--- Begin Task inputs ---

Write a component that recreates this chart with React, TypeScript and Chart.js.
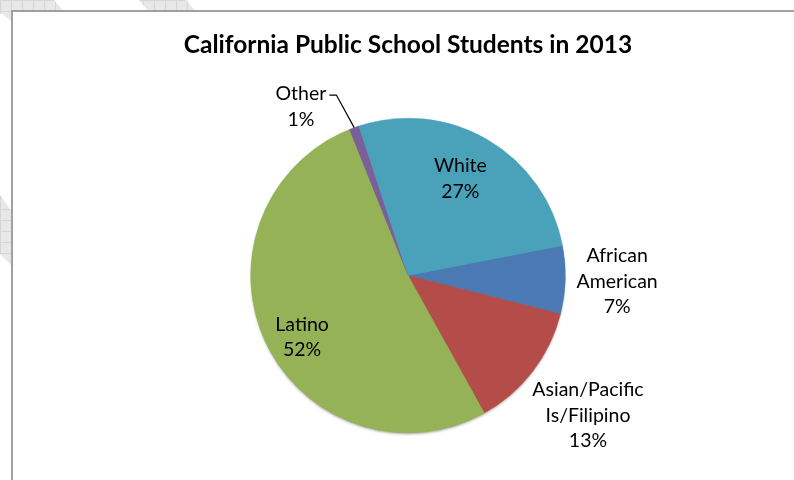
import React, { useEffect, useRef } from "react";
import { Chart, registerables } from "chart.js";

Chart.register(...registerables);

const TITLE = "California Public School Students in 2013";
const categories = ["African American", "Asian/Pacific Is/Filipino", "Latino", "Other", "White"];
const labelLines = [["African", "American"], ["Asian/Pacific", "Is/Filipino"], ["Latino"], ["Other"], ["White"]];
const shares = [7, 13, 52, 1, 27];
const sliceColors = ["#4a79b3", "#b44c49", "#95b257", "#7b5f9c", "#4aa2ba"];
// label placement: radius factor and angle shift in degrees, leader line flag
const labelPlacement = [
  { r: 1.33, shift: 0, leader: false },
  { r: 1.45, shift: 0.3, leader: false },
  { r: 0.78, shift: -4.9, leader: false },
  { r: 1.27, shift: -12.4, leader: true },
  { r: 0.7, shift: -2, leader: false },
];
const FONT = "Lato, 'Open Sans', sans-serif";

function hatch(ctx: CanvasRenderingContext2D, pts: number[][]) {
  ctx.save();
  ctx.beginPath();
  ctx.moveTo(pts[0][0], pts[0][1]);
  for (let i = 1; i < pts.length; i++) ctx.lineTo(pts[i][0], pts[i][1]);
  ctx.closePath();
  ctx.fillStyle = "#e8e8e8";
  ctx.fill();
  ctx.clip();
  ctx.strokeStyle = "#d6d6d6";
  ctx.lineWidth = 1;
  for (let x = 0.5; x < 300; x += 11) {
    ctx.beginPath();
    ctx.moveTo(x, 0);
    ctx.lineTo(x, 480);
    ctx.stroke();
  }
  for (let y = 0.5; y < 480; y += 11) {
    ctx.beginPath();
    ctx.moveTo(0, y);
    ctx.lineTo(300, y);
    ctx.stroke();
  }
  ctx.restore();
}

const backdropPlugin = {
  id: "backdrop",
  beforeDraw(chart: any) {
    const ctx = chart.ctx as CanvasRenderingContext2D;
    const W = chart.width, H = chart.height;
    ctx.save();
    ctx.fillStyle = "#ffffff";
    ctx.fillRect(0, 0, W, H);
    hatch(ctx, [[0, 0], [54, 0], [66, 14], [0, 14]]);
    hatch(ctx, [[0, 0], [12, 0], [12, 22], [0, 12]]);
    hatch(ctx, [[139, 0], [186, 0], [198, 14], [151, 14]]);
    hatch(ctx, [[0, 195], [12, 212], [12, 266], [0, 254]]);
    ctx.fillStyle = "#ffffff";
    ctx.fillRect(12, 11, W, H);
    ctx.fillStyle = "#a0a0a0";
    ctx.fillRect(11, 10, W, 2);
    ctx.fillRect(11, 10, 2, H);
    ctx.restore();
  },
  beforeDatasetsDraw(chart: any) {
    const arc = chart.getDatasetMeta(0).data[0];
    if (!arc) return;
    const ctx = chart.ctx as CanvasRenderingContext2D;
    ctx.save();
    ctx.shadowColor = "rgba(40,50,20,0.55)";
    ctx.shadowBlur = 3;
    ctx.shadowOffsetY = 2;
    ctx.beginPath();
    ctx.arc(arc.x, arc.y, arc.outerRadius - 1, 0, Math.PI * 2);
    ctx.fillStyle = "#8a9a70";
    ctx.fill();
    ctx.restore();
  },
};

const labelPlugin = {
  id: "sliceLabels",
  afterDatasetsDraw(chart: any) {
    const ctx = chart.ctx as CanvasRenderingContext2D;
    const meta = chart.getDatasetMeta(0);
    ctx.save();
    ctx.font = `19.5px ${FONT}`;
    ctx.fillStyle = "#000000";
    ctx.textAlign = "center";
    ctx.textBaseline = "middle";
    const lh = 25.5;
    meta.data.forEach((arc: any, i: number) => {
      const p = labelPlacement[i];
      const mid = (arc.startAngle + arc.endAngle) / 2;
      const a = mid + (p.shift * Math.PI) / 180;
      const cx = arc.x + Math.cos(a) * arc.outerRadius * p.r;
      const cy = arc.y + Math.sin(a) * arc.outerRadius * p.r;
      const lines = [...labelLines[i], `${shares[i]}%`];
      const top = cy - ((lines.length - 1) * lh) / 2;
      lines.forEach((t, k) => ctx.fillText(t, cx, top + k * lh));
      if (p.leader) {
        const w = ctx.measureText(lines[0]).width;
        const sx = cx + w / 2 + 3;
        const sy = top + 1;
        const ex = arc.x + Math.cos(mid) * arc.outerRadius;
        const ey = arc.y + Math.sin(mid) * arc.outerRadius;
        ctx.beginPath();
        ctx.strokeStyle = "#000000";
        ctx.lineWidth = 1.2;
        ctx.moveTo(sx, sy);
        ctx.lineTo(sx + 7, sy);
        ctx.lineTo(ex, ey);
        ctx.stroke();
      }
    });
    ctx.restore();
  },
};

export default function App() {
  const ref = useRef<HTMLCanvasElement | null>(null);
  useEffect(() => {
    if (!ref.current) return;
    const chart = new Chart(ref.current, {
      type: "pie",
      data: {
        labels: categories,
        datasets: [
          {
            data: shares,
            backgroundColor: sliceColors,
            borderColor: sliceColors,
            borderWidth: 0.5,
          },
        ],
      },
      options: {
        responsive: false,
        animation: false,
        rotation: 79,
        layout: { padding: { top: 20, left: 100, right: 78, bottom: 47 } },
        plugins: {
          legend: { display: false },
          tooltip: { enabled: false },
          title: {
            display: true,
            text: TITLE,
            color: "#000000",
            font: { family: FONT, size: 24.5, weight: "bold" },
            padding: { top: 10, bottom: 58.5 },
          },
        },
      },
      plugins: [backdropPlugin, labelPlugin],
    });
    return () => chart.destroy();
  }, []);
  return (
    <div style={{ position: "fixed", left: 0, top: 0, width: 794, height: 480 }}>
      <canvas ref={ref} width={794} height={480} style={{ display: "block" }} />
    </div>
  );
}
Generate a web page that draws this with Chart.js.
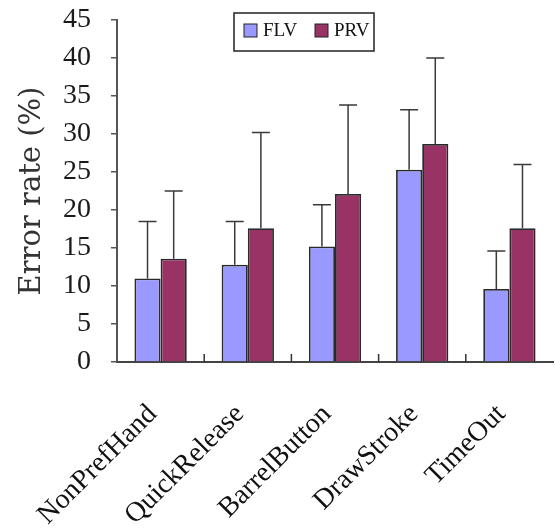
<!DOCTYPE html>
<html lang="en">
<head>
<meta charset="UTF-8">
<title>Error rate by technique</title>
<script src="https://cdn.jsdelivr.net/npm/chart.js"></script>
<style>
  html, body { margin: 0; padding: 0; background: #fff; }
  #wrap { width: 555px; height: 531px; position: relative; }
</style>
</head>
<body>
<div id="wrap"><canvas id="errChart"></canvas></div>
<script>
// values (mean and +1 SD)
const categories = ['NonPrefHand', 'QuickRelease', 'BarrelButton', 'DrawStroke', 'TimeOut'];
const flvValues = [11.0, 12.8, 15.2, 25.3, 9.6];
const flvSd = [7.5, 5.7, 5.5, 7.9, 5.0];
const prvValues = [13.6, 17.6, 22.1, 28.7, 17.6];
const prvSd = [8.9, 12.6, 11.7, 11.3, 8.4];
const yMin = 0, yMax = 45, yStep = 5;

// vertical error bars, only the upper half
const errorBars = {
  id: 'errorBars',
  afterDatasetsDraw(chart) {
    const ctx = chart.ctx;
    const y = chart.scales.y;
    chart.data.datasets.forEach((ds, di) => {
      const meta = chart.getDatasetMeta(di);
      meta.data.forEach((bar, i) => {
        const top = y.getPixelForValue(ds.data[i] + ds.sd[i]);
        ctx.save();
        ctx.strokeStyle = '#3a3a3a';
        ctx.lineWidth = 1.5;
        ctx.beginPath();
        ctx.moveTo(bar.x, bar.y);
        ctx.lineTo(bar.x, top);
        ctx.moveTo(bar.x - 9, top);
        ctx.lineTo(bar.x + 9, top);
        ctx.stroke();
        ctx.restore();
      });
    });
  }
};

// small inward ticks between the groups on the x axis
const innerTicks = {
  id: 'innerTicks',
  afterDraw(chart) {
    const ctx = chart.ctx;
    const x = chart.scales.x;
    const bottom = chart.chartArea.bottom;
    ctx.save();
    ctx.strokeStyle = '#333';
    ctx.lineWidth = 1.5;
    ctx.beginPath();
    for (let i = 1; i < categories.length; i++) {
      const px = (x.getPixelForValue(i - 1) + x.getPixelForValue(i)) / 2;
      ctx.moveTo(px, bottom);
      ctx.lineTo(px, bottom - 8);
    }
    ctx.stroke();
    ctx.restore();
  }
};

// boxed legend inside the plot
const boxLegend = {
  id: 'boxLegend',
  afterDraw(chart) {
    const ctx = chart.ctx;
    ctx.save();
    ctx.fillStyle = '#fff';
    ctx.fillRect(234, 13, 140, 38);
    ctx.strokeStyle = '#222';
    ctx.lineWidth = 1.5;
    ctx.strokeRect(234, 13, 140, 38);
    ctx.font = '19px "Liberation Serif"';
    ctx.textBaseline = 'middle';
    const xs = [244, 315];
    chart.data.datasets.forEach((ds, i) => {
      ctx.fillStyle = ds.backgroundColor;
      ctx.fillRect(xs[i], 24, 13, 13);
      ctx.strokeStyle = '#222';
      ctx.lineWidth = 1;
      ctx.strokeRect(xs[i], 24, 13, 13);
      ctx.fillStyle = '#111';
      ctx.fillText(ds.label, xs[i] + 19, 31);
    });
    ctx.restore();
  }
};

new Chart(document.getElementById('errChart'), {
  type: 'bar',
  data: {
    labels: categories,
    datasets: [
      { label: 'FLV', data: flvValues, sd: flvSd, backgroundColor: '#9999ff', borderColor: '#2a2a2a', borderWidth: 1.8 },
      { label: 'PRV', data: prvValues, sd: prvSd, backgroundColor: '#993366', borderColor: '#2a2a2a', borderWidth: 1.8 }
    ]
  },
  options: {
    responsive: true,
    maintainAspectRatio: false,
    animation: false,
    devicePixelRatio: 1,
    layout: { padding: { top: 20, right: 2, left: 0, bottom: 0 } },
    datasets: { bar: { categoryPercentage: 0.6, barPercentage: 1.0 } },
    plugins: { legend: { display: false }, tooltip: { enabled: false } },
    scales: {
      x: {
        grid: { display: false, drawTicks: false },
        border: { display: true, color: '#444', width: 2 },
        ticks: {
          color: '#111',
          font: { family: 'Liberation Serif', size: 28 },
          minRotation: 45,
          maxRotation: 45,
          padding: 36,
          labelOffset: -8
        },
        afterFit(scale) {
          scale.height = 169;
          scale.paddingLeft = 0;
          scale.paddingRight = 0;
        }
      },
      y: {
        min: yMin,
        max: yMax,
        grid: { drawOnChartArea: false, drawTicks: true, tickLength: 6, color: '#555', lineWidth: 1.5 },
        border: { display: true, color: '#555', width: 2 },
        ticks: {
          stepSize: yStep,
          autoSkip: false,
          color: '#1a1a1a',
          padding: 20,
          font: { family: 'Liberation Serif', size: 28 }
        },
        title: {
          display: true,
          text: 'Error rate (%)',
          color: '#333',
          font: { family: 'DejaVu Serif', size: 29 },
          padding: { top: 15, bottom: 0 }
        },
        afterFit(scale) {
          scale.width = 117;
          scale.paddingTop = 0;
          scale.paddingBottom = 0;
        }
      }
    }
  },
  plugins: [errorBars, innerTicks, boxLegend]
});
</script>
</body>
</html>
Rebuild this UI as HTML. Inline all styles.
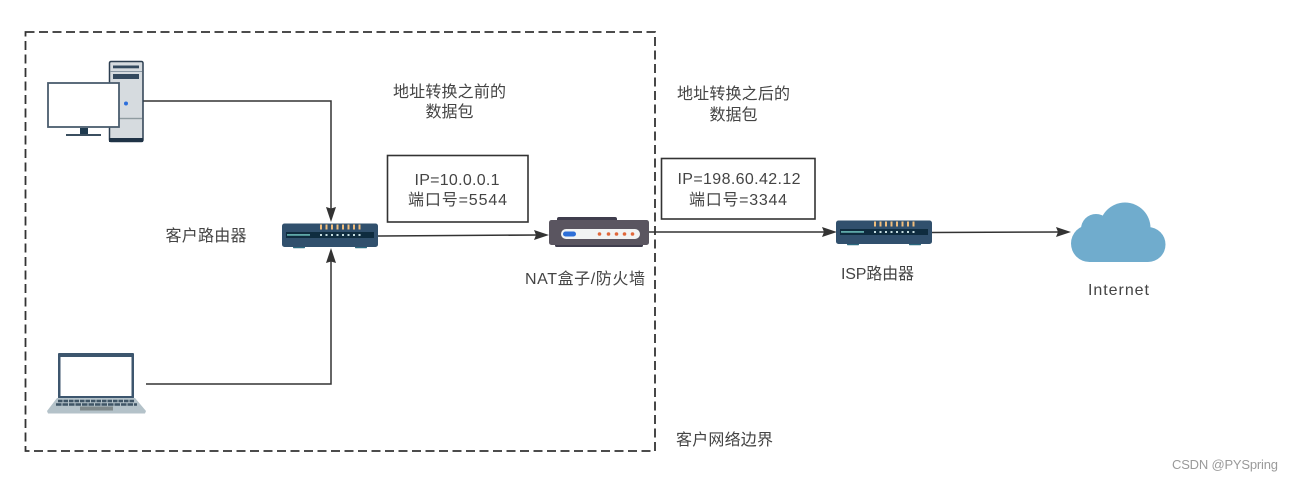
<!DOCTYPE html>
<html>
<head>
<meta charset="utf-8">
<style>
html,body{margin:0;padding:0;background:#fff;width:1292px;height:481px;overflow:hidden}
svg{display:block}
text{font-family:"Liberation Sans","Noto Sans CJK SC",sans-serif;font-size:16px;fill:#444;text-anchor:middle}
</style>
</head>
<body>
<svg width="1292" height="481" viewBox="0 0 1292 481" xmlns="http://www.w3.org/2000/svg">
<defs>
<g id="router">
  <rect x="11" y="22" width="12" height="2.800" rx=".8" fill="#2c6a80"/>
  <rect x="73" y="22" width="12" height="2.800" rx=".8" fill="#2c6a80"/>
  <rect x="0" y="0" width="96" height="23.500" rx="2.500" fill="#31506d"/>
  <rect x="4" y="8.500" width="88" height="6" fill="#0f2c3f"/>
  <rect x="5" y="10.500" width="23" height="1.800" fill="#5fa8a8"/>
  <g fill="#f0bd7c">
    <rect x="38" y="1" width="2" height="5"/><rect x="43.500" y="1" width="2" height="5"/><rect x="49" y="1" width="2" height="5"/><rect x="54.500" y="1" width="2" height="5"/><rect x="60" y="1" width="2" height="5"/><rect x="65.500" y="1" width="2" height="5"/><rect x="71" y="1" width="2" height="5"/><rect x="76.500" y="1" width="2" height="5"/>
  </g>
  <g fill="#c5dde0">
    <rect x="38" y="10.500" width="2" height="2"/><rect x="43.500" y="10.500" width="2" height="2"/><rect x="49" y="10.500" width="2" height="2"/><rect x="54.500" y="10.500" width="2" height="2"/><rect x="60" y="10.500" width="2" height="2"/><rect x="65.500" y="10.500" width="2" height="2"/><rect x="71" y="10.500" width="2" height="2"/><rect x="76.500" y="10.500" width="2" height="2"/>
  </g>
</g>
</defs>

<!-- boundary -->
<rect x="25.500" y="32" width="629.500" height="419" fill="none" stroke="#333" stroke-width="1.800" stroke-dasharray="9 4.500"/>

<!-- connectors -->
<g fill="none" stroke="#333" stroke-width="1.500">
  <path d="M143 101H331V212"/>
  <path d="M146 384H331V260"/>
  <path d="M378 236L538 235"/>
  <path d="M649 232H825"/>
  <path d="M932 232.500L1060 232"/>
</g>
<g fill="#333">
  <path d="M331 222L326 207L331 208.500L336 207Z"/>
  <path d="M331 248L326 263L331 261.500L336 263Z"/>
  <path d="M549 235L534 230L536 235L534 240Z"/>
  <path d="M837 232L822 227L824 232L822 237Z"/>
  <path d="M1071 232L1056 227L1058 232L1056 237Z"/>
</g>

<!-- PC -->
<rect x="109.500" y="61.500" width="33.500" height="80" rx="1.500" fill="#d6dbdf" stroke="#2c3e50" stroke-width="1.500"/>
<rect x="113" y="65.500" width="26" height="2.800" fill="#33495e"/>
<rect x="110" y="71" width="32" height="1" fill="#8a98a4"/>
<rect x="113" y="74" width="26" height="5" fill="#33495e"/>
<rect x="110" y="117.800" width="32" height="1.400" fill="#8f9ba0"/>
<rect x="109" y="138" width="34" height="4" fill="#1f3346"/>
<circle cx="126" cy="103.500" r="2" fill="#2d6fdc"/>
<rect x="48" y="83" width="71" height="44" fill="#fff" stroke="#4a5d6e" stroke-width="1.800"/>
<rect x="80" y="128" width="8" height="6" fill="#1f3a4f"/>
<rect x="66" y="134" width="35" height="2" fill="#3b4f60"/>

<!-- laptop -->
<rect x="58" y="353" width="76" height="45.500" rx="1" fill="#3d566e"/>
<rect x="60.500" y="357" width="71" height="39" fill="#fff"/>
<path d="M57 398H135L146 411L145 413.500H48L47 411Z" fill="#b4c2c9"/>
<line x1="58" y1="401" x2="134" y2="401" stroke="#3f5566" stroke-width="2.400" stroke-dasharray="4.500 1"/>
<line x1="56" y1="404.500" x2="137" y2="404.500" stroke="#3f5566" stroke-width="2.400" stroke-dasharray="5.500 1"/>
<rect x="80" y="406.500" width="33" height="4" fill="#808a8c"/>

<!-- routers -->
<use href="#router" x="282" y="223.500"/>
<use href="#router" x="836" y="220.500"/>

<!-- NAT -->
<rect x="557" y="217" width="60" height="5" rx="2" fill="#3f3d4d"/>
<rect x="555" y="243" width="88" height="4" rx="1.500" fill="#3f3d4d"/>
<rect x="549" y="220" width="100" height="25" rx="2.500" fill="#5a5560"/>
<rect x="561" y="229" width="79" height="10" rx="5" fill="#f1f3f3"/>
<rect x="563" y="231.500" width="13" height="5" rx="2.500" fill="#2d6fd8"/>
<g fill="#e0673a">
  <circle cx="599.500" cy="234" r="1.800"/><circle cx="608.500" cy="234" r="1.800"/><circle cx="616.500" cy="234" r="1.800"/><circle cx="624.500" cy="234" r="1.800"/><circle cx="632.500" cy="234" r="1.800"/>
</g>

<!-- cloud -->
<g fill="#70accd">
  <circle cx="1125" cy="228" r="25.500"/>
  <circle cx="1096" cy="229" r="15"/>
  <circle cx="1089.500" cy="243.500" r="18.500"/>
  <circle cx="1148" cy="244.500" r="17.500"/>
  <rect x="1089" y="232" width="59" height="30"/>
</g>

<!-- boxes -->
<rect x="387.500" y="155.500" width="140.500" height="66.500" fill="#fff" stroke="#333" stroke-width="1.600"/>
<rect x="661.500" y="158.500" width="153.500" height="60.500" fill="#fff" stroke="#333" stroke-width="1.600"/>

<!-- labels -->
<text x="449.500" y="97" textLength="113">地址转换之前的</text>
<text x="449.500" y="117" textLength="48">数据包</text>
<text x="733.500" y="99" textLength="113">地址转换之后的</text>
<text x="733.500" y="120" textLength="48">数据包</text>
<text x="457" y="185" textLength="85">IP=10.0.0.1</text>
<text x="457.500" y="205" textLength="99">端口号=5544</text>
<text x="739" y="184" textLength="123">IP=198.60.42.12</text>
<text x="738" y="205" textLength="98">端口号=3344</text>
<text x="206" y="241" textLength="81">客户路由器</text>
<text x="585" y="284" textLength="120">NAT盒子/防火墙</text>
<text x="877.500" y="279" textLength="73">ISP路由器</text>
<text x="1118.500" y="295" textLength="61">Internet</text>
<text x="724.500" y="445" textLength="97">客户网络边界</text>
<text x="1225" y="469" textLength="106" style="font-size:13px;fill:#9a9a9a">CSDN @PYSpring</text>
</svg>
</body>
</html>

--- End Task inputs ---

Quote only what lies between the first line of the records and the line containing "Chart.register(...registerables);", please, including both lines and excluding images.

- _Finished exercise_
Write a component that recreates this chart with React, TypeScript and Chart.js.
import React, { useEffect, useRef } from "react";
import { Chart, registerables } from "chart.js";

Chart.register(...registerables);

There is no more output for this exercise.